**** RAW RECORDS
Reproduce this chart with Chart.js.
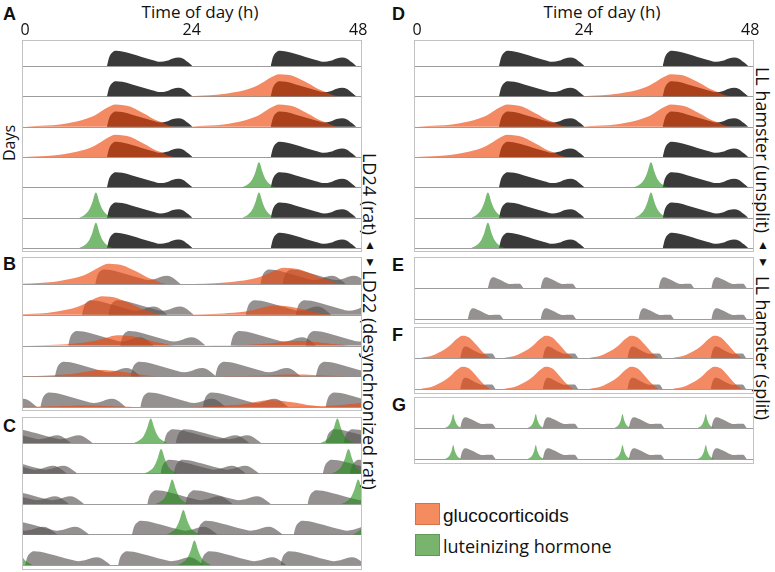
<!DOCTYPE html>
<html lang="en">
<head>
<meta charset="UTF-8">
<title>Actograms: activity, glucocorticoids and LH</title>
<script src="https://cdn.jsdelivr.net/npm/chart.js"></script>
<style>
  body { margin: 0; background: #fff; width: 775px; height: 572px; position: relative; overflow: hidden; font-family: "Open Sans", sans-serif; color: #111; }
  canvas { position: absolute; }
  .letter { position: absolute; font: bold 18px "Liberation Sans", Arial, sans-serif; line-height: 1; }
  .txt { position: absolute; font-size: 17px; line-height: 1; white-space: nowrap; transform: translate(-50%, -50%); }
  .rot { position: absolute; font-size: 18px; line-height: 1; white-space: nowrap; transform: translate(-50%, -50%) rotate(90deg); }
  .rotl { position: absolute; font-size: 16px; line-height: 1; white-space: nowrap; transform: translate(-50%, -50%) rotate(-90deg); }
  .tri { position: absolute; font-size: 12px; line-height: 1; transform: translate(-50%, -50%); }
  .sw { position: absolute; width: 23px; height: 20px; }
  .leg { position: absolute; font-size: 18px; line-height: 1; white-space: nowrap; transform: translateY(-50%); }
</style>
</head>
<body>
<div class="letter" style="left:3px;top:5px">A</div>
<div class="letter" style="left:3px;top:255px">B</div>
<div class="letter" style="left:3px;top:417px">C</div>
<div class="letter" style="left:392px;top:5px">D</div>
<div class="letter" style="left:392px;top:256px">E</div>
<div class="letter" style="left:392px;top:326px">F</div>
<div class="letter" style="left:392px;top:396px">G</div>

<div class="txt" style="left:200px;top:11px">Time of day (h)</div>
<div class="txt" style="left:602px;top:11px">Time of day (h)</div>
<div class="rotl" style="left:9px;top:143px">Days</div>

<div class="rot" style="left:370px;top:194px">LD24 (rat)</div>
<div class="tri" style="left:370px;top:245px">▲</div>
<div class="tri" style="left:370px;top:262px">▼</div>
<div class="rot" style="left:370px;top:380px">LD22 (desynchronized rat)</div>

<div class="rot" style="left:763px;top:150px">LL hamster (unsplit)</div>
<div class="tri" style="left:763px;top:245px">▲</div>
<div class="tri" style="left:763px;top:262px">▼</div>
<div class="rot" style="left:763px;top:348px">LL hamster (split)</div>

<div class="sw" style="left:415px;top:503px;background:#f58c60;border:1px solid #d0734d"></div>
<div class="leg" style="left:443px;top:515px;font-family:'Liberation Sans',Arial,sans-serif;font-size:19px">glucocorticoids</div>
<div class="sw" style="left:415px;top:534px;background:#79b46e;border:1px solid #5e9a55"></div>
<div class="leg" style="left:443px;top:546px">luteinizing hormone</div>

<script>
// time axis in hours (double-plotted, 48 h per row)
const hourMin = -0.45, hourMax = 48.55;
const tickHours = [0, 24, 48];

// curve templates: hours from onset/peak, height as a fraction of one row
const actHrs = [0, 0.3, 0.8, 1.3, 2.2, 3.5, 5.0, 6.5, 7.7, 8.6, 9.5, 10.3, 11.0, 11.7, 12.3];
const actLvl = [0, 0.28, 0.45, 0.5, 0.48, 0.40, 0.30, 0.20, 0.14, 0.17, 0.25, 0.28, 0.24, 0.12, 0];
const gcHrs = [-13, -10, -8, -6.5, -5, -3.6, -2.5, -1.2, 0, 1.2, 2.2, 3.5, 4.6, 5.5, 6.5, 7.5, 8.4];
const gcLvl = [0, 0.05, 0.1, 0.18, 0.28, 0.42, 0.6, 0.85, 1, 0.97, 0.9, 0.7, 0.52, 0.35, 0.22, 0.08, 0];
const lhHrs = [-2.4, -1.6, -1.0, -0.5, -0.15, 0, 0.15, 0.5, 1.0, 1.6, 2.4];
const lhLvl = [0, 0.12, 0.3, 0.62, 0.95, 1, 0.95, 0.62, 0.3, 0.12, 0];
// split hamster: short bouts
const splitActHrs = [0, 0.3, 0.8, 1.6, 2.5, 3.2, 3.8, 4.6, 5.1];
const splitActLvl = [0, 0.25, 0.35, 0.28, 0.18, 0.13, 0.14, 0.14, 0];
const splitGcHrs = [-6, -4, -2, -0.8, 0, 1, 2, 3, 4];
const splitGcLvl = [0, 0.15, 0.5, 0.85, 1, 0.92, 0.6, 0.25, 0];
const splitLhHrs = [-1.2, -0.6, -0.25, 0, 0.25, 0.6, 1.2];
const splitLhLvl = [0, 0.2, 0.55, 1, 0.55, 0.2, 0];

// A and D: LD24 rat / unsplit LL hamster (one list per day, top to bottom)
const unsplitAct = [[11.8, 35.4], [11.8, 35.4], [11.8, 35.4], [11.8, 35.4], [11.8, 35.4], [11.8, 35.4], [11.8, 35.4]];
const unsplitGc = [[], [36.6], [13.0, 36.6], [13.0], [], [], []];
const unsplitLh = [[], [], [], [], [33.7], [10.2, 33.7], [10.2]];
const unsplitGcAmp = 0.73, unsplitLhAmp = 0.83;

// B: LD22 desynchronized rat, glucocorticoids
const desyncAct = [[10.1, 33.9, 37.1], [8.2, 12.0, 31.8, 39.0], [6.2, 13.7, 29.6, 40.4], [4.3, 15.2, 27.4, 41.9], [-10.6, 2.2, 16.6, 25.6, 43.3]];
const desyncGc = [[12.0, 37.3], [11.1, 35.8], [13.3, 38.7], [10.6, 38.0], [8.0, 35.0, 51.0]];
const desyncGcAmp = [[0.66, 0.53], [0.6, 0.3], [0.33, 0.15], [0.2, 0.06], [0.05, 0.22, 0.25]];

// C: LD22 desynchronized rat, LH
const desyncLhAct = [[-5.7, -2.6, 20.0, 21.7, 43.3, 45.9], [-6.3, -4.8, 19.5, 21.4, 42.9, 46.8], [-6.0, -3.8, 17.6, 23.1, 40.7], [-7.7, -3.1, 15.4, 24.8, 38.7], [0.0, 13.4, 25.3, 36.8]];
const desyncLh = [[18.1, 45.0], [19.6, 46.6], [21.2, 48.0], [22.8, 49.6], [-1.3, 24.4]];

// E, F, G: split LL hamster
const splitAct = [[10.2, 17.8, 34.8, 42.4], [7.3, 17.8, 31.9, 42.4]];
const splitGcAct = [[6.2, 18.1, 30.3, 42.3], [6.2, 18.1, 30.3, 42.3]];
const splitGc = [[6.5, 18.5, 30.8, 42.8], [6.5, 18.5, 30.8, 42.8]];
const splitLhAct = [[6.2, 18.1, 30.5, 42.4], [6.2, 18.1, 30.5, 42.4]];
const splitLh = [[5.2, 17.1, 29.6, 41.6], [5.2, 17.1, 29.6, 41.6]];

const DARK = '#3a3a3a';
const GREY = 'rgba(90,84,84,0.645)';
const ORANGE = 'rgba(238,70,10,0.63)';
const GREEN = 'rgba(30,140,20,0.6)';

// one filled dataset per bout/peak, sitting on its day's baseline
function curves(rowLists, hrs, lvl, amp, color, order) {
  const n = rowLists.length, out = [];
  rowLists.forEach((list, r) => {
    const base = n - 1 - r;
    list.forEach((at, k) => {
      const a = Array.isArray(amp) ? amp[r][k] : amp;
      out.push({
        data: hrs.map((h, i) => ({ x: at + h, y: base + lvl[i] * a })),
        fill: { value: base },
        backgroundColor: color,
        borderColor: 'rgba(0,0,0,0)',
        borderWidth: 0,
        pointRadius: 0,
        cubicInterpolationMode: 'monotone',
        order: order
      });
    });
  });
  return out;
}

const rowFrame = {
  id: 'rowFrame',
  beforeDatasetsDraw(chart, args, o) {
    const { ctx, chartArea: a, scales: { y } } = chart;
    ctx.save();
    ctx.strokeStyle = '#9c9c9c';
    ctx.lineWidth = 1;
    for (let b = 0; b < o.rows; b++) {
      const py = Math.round(y.getPixelForValue(b)) + 0.5;
      ctx.beginPath(); ctx.moveTo(a.left, py); ctx.lineTo(a.right, py); ctx.stroke();
    }
    ctx.restore();
  },
  afterDraw(chart, args, o) {
    const { ctx, chartArea: a, scales: { x } } = chart;
    ctx.save();
    ctx.strokeStyle = '#c2c2c2';
    ctx.lineWidth = 1;
    ctx.strokeRect(a.left + 0.5, a.top + 0.5, a.width - 1, a.height - 1);
    if (o.ticks) {
      ctx.fillStyle = '#111';
      ctx.font = '16px "Open Sans"';
      ctx.textAlign = 'center';
      ctx.textBaseline = 'middle';
      tickHours.forEach(t => ctx.fillText(String(t), x.getPixelForValue(t), a.top - 10));
    }
    ctx.restore();
  }
};

function makePanel(p) {
  const c = document.createElement('canvas');
  c.width = p.w; c.height = p.h;
  c.style.left = p.left + 'px'; c.style.top = p.top + 'px';
  document.body.appendChild(c);
  new Chart(c.getContext('2d'), {
    type: 'line',
    data: { datasets: p.datasets },
    options: {
      responsive: false,
      animation: false,
      events: [],
      layout: { padding: p.pad || 0 },
      scales: {
        x: { type: 'linear', min: hourMin, max: hourMax, display: false },
        y: { type: 'linear', min: p.yMin, max: p.yMax, display: false }
      },
      plugins: {
        legend: { display: false },
        tooltip: { enabled: false },
        rowFrame: { rows: p.rows, ticks: !!p.ticks }
      }
    },
    plugins: [rowFrame]
  });
}

const unsplitSets = () => [
  ...curves(unsplitAct, actHrs, actLvl, 1, DARK, 3),
  ...curves(unsplitGc, gcHrs, gcLvl, unsplitGcAmp, ORANGE, 2),
  ...curves(unsplitLh, lhHrs, lhLvl, unsplitLhAmp, GREEN, 1)
];

makePanel({ left: 0, top: 0, w: 390, h: 252, pad: { left: 22, top: 40, right: 28, bottom: 0 },
  yMin: -0.132, yMax: 6.857, rows: 7, ticks: true, datasets: unsplitSets() });
makePanel({ left: 22, top: 257, w: 340, h: 154, yMin: -0.13, yMax: 4.878, rows: 5,
  datasets: [...curves(desyncAct, actHrs, actLvl, 0.95, GREY, 3), ...curves(desyncGc, gcHrs, gcLvl, desyncGcAmp, ORANGE, 2)] });
makePanel({ left: 22, top: 417, w: 340, h: 153, yMin: -0.164, yMax: 4.852, rows: 5,
  datasets: [...curves(desyncLhAct, actHrs, actLvl, 0.9, GREY, 3), ...curves(desyncLh, lhHrs, lhLvl, 0.8, GREEN, 1)] });

makePanel({ left: 392, top: 0, w: 383, h: 252, pad: { left: 22, top: 40, right: 21, bottom: 0 },
  yMin: -0.132, yMax: 6.857, rows: 7, ticks: true, datasets: unsplitSets() });
makePanel({ left: 414, top: 257, w: 340, h: 67, yMin: -0.16, yMax: 2.0, rows: 2,
  datasets: curves(splitAct, splitActHrs, splitActLvl, 1, GREY, 3) });
makePanel({ left: 414, top: 327, w: 340, h: 67, yMin: -0.16, yMax: 2.0, rows: 2,
  datasets: [...curves(splitGcAct, splitActHrs, splitActLvl, 1.05, GREY, 3), ...curves(splitGc, splitGcHrs, splitGcLvl, 0.72, ORANGE, 2)] });
makePanel({ left: 414, top: 397, w: 340, h: 67, yMin: -0.16, yMax: 2.0, rows: 2,
  datasets: [...curves(splitLhAct, splitActHrs, splitActLvl, 1, GREY, 3), ...curves(splitLh, splitLhHrs, splitLhLvl, 0.45, GREEN, 1)] });
</script>
</body>
</html>
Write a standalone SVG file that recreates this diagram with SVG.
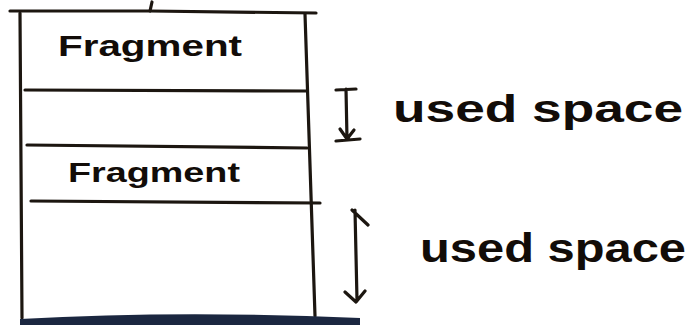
<svg xmlns="http://www.w3.org/2000/svg" width="687" height="325" viewBox="0 0 687 325">
<style>
.ln{stroke:#1c1610;stroke-width:3.2;fill:none;stroke-linecap:round;stroke-linejoin:round}
.lb{font-family:"Liberation Sans",sans-serif;fill:#120c08;font-weight:bold}
</style>
<rect width="687" height="325" fill="#ffffff"/>
<g id="frame">
<path class="ln" d="M152,2 L150,11"/>
<path class="ln" d="M10,11 L150,11 L316,13"/>
<path class="ln" d="M20,13 L22,318"/>
<path class="ln" d="M305,14 L315,316"/>
<path d="M20,325 L20,319 Q180,310 360,318 L360,325 Z" fill="#1b2740"/>
</g>
<g id="fragment1">
<path class="ln" d="M25,90 L306,91"/>
<text class="lb" x="58" y="56" font-size="30" textLength="184" lengthAdjust="spacingAndGlyphs">Fragment</text>
</g>
<g id="gap1">
<path class="ln" d="M27,145 L307,148"/>
</g>
<g id="fragment2">
<text class="lb" x="68" y="182" font-size="27" textLength="172" lengthAdjust="spacingAndGlyphs">Fragment</text>
<path class="ln" d="M31,201 L320,203"/>
</g>
<g id="connectors">
<path class="ln" d="M336,90 L356,89 M346,89 L347,139 M336,141 L360,139 M340,129 L347,139 L354,130"/>
<path class="ln" d="M355,210 L357,300 M352,210 L368,225 M345,292 L356,302 L365,291"/>
</g>
<g id="label1">
<text class="lb" x="393" y="122" font-size="38" textLength="290" lengthAdjust="spacingAndGlyphs">used space</text>
</g>
<g id="label2">
<text class="lb" x="420" y="262" font-size="40" textLength="266" lengthAdjust="spacingAndGlyphs">used space</text>
</g>
</svg>
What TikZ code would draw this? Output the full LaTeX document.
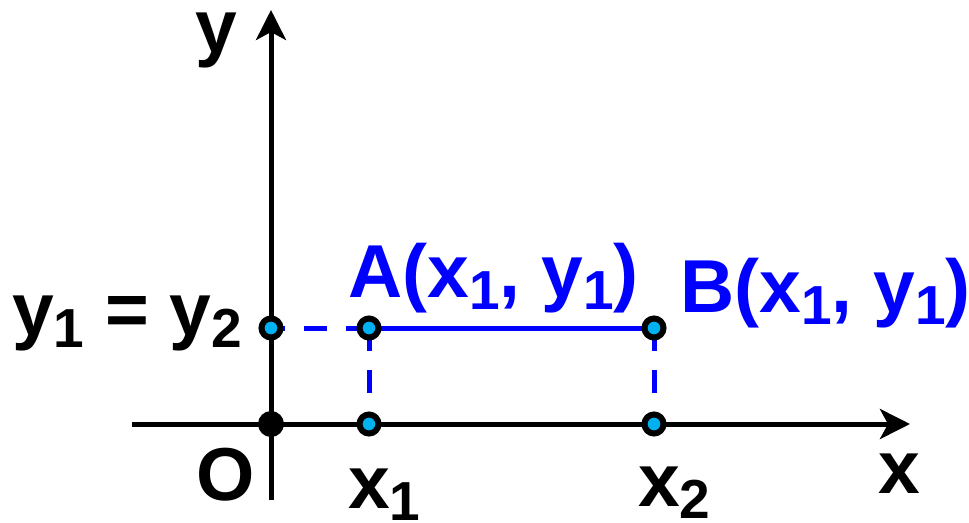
\documentclass[tikz,border=0pt]{standalone}
\usepackage{fontspec}
\setmainfont{Liberation Sans}
\usepackage{tikz}
\usetikzlibrary{arrows.meta}
\definecolor{segblue}{HTML}{0000FF}
\definecolor{ptfill}{HTML}{00B0F0}
\newcommand{\idx}[1]{\raisebox{-12pt}{\fontsize{55}{55}\selectfont #1}}

\begin{document}
\begin{tikzpicture}[
  x=1pt,y=-1pt,
  lbl/.style={inner sep=0pt,font=\fontsize{75}{80}\selectfont\bfseries},
  axis/.style={line width=5pt,-{Stealth[length=30pt,width=30pt,inset=8pt]}},
  guide/.style={segblue,line width=5pt,dash pattern=on 23pt off 19pt},
  pt/.style={circle,draw=black,line width=6pt,fill=ptfill,minimum size=19pt,inner sep=0pt},
  org/.style={circle,fill=black,minimum size=26pt,inner sep=0pt}]
  \useasboundingbox (0,0) rectangle (969,522);
  % axes
  \coordinate (xl) at (132,424);
  \coordinate (xr) at (910,424);
  \coordinate (yb) at (271,500);
  \coordinate (yt) at (271,10);
  \draw[axis] (xl) -- (xr);
  \draw[axis] (yb) -- (yt);
  % points
  \coordinate (o) at (271,424);
  \coordinate (py) at (271,328);
  \coordinate (pa) at (369,328);
  \coordinate (pb) at (654,328);
  \coordinate (px1) at (369,424);
  \coordinate (px2) at (654,424);
  \draw[guide] (pa) -- (py);
  \draw[guide] (pa) -- (px1);
  \draw[guide] (pb) -- (px2);
  \draw[segblue,line width=5pt] (pa) -- (pb);
  \node[org] (no) at (o) {};
  \node[pt] (ny) at (py) {};
  \node[pt] (na) at (pa) {};
  \node[pt] (nb) at (pb) {};
  \node[pt] (nx1) at (px1) {};
  \node[pt] (nx2) at (px2) {};
  % labels
  \node[lbl,anchor=base west] (ylab) at (195,52) {y};
  \node[lbl,anchor=base west] (xlab) at (878,493) {x};
  \node[lbl,anchor=base west] (olab) at (196,500) {O};
  \node[lbl,anchor=base west] (x1lab) at (348,508) {x\idx{1}};
  \node[lbl,anchor=base west] (x2lab) at (638,506) {x\idx{2}};
  \node[lbl,anchor=base west] (eqlab) at (12,335) {y\idx{1} = y\idx{2}};
  \node[lbl,anchor=base west,text=segblue] (alab) at (348,297) {A(x\idx{1}, y\idx{1})};
  \node[lbl,anchor=base west,text=segblue] (blab) at (680,312) {B(x\idx{1}, y\idx{1})};
\end{tikzpicture}
\end{document}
********
= REQUIRED TASK =
Select the lines from the entries that include the word "standalone".

= TASK RESULT =
Write a standalone SVG file that recreates this diagram with SVG.
\documentclass[tikz,border=0pt]{standalone}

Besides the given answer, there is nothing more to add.